**BRIEF**
Make an exact copy of all the material below, apart from the pictures.

**SUPPLIED DATA**
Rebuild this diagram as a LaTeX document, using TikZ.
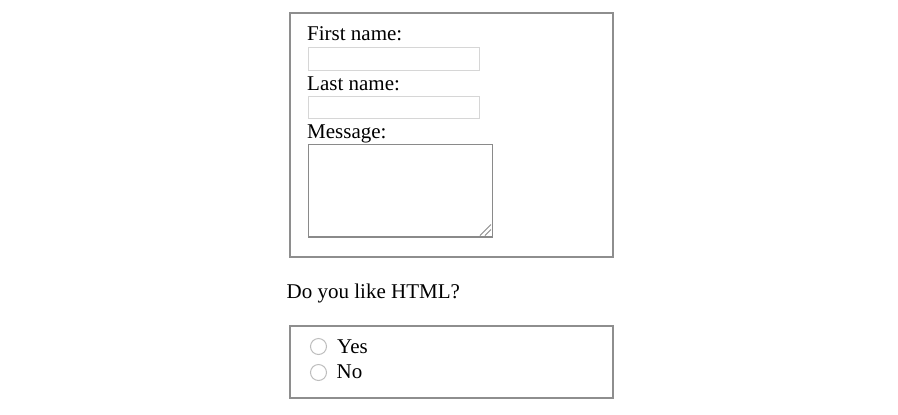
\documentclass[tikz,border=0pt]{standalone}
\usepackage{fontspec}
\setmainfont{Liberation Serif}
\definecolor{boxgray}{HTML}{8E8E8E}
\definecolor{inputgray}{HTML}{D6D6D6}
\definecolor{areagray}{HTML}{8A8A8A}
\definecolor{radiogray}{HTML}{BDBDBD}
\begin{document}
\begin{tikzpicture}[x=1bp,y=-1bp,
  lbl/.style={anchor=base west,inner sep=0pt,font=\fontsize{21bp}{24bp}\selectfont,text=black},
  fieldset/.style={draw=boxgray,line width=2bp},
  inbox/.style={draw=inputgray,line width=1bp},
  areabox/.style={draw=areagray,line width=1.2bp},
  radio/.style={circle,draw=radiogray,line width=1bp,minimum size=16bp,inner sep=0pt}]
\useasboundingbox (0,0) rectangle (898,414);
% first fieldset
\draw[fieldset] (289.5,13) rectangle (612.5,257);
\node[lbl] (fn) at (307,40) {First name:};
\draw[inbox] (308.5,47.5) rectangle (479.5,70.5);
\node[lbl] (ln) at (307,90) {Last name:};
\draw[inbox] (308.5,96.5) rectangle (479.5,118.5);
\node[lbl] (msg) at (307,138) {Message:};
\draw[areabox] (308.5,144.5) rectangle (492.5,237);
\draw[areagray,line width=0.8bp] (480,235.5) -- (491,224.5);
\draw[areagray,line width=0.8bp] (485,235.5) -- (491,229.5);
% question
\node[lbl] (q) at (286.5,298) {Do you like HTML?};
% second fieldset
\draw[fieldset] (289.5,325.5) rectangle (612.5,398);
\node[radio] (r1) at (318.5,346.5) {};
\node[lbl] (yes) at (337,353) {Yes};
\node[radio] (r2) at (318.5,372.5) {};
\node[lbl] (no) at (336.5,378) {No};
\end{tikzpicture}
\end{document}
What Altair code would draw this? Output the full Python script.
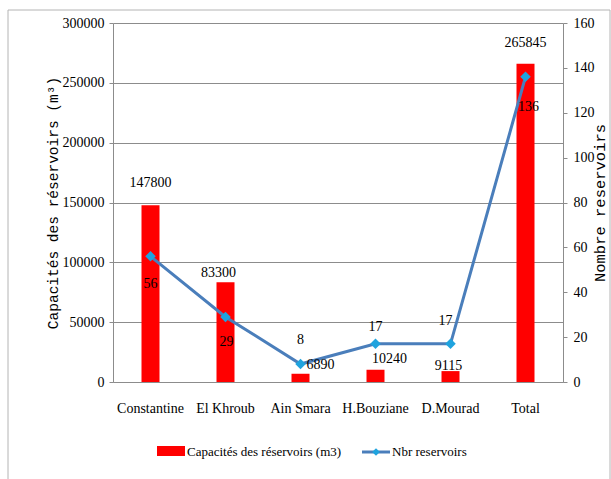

**FULL OUTPUT**
Rebuild this diagram as a LaTeX document, using TikZ.
\documentclass[tikz,border=0pt]{standalone}
\usepackage{fontspec}
\setmainfont{Liberation Serif}
\definecolor{boxgray}{HTML}{8E8E8E}
\definecolor{inputgray}{HTML}{D6D6D6}
\definecolor{areagray}{HTML}{8A8A8A}
\definecolor{radiogray}{HTML}{BDBDBD}
\begin{document}
\begin{tikzpicture}[x=1bp,y=-1bp,
  lbl/.style={anchor=base west,inner sep=0pt,font=\fontsize{21bp}{24bp}\selectfont,text=black},
  fieldset/.style={draw=boxgray,line width=2bp},
  inbox/.style={draw=inputgray,line width=1bp},
  areabox/.style={draw=areagray,line width=1.2bp},
  radio/.style={circle,draw=radiogray,line width=1bp,minimum size=16bp,inner sep=0pt}]
\useasboundingbox (0,0) rectangle (898,414);
% first fieldset
\draw[fieldset] (289.5,13) rectangle (612.5,257);
\node[lbl] (fn) at (307,40) {First name:};
\draw[inbox] (308.5,47.5) rectangle (479.5,70.5);
\node[lbl] (ln) at (307,90) {Last name:};
\draw[inbox] (308.5,96.5) rectangle (479.5,118.5);
\node[lbl] (msg) at (307,138) {Message:};
\draw[areabox] (308.5,144.5) rectangle (492.5,237);
\draw[areagray,line width=0.8bp] (480,235.5) -- (491,224.5);
\draw[areagray,line width=0.8bp] (485,235.5) -- (491,229.5);
% question
\node[lbl] (q) at (286.5,298) {Do you like HTML?};
% second fieldset
\draw[fieldset] (289.5,325.5) rectangle (612.5,398);
\node[radio] (r1) at (318.5,346.5) {};
\node[lbl] (yes) at (337,353) {Yes};
\node[radio] (r2) at (318.5,372.5) {};
\node[lbl] (no) at (336.5,378) {No};
\end{tikzpicture}
\end{document}
What Altair code would draw this? Output the full Python script.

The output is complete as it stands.